G. Vagrant specific tip
For anyone building VM’s I highly recommend leveraging vagrant and automated build scripts like ansible, chef or puppet. I have done the same for AndroidTamer. If you take my advice and use vagrant for your VM Building exercise, I highly recommend an ancient and unmaintained plugin vagrant-cachier. I have looked all the places and have found nothing else similar to this plugin. The beauty of this plugin is in the caching setup it does. When you run a VM with vagrant cachier configured example here and here you create a box level cache of all the packages and other buckets.
H. Slack space cleanup
This is the most funny stuff you need to do to reclaim storage space. Let’s first understand what is slack space, and then we talk about how it helps. And for those uninitiated, it’s not a new service by slack.com
a. In Unix everything is a file.
b. Folder is a file containing the list of files inside the folder.

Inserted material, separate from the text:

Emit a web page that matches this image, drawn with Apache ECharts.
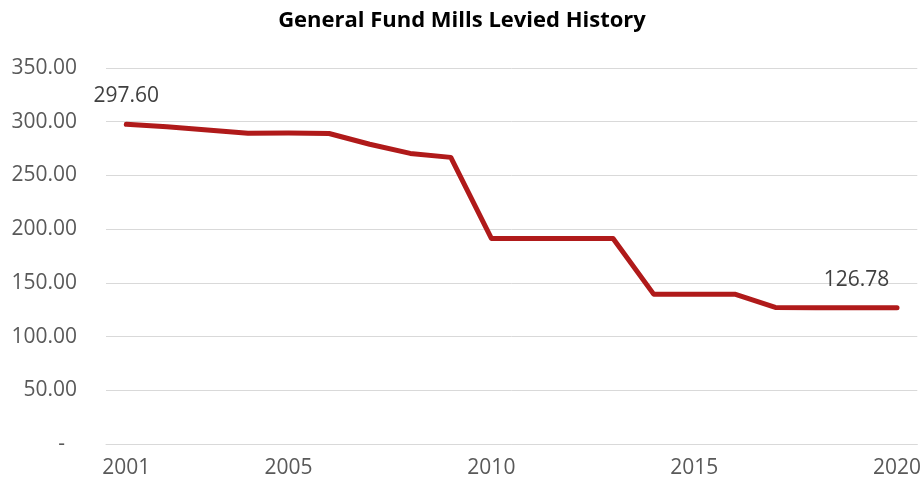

c. Every file has a record pointing to its disk location. However, by default the content of the file is not deleted rather inode is marked as available for file system.
d. File system may choose to overwrite it or leave it as is.
e. In forensics this is exactly the slack space which is leveraged to recover deleted files.
For our use case: all the cache cleanup and other activities we performed have left a large slack space on the disk. When Virtualbox or VMWare are tasked to create a OVA from this virtual machine. They can’t differentiate between slack space and actual files and hence it copies all the data in the OVA, even though compression is used, the data is still random and hence would take up larger space. This results in a net increase in size of the OVA. However, if we change the slack space in such a way that it contains only zero’s, the entire space can be compressed, reducing overall OVA size.
We will achieve this by following steps.
I. We will create a file with all zero’s inside it and will fill the full space.
sudo dd if=/dev/zero of=zerofill bs=512K
This file will fill up all free space and forcing the system to overwrite all the free space with zero in it.
II. We then remove the file
rm -rf zerofill
III. Now we shutdown the VM. I prefer cloning the VM and then taking a OVA export of the cloned VM. However your milage may vary and you might have better results by directly taking the OVA export.
Hope these help in creating a slimmer version of OVA and help in reducing the overall capacity usage for downloading those files.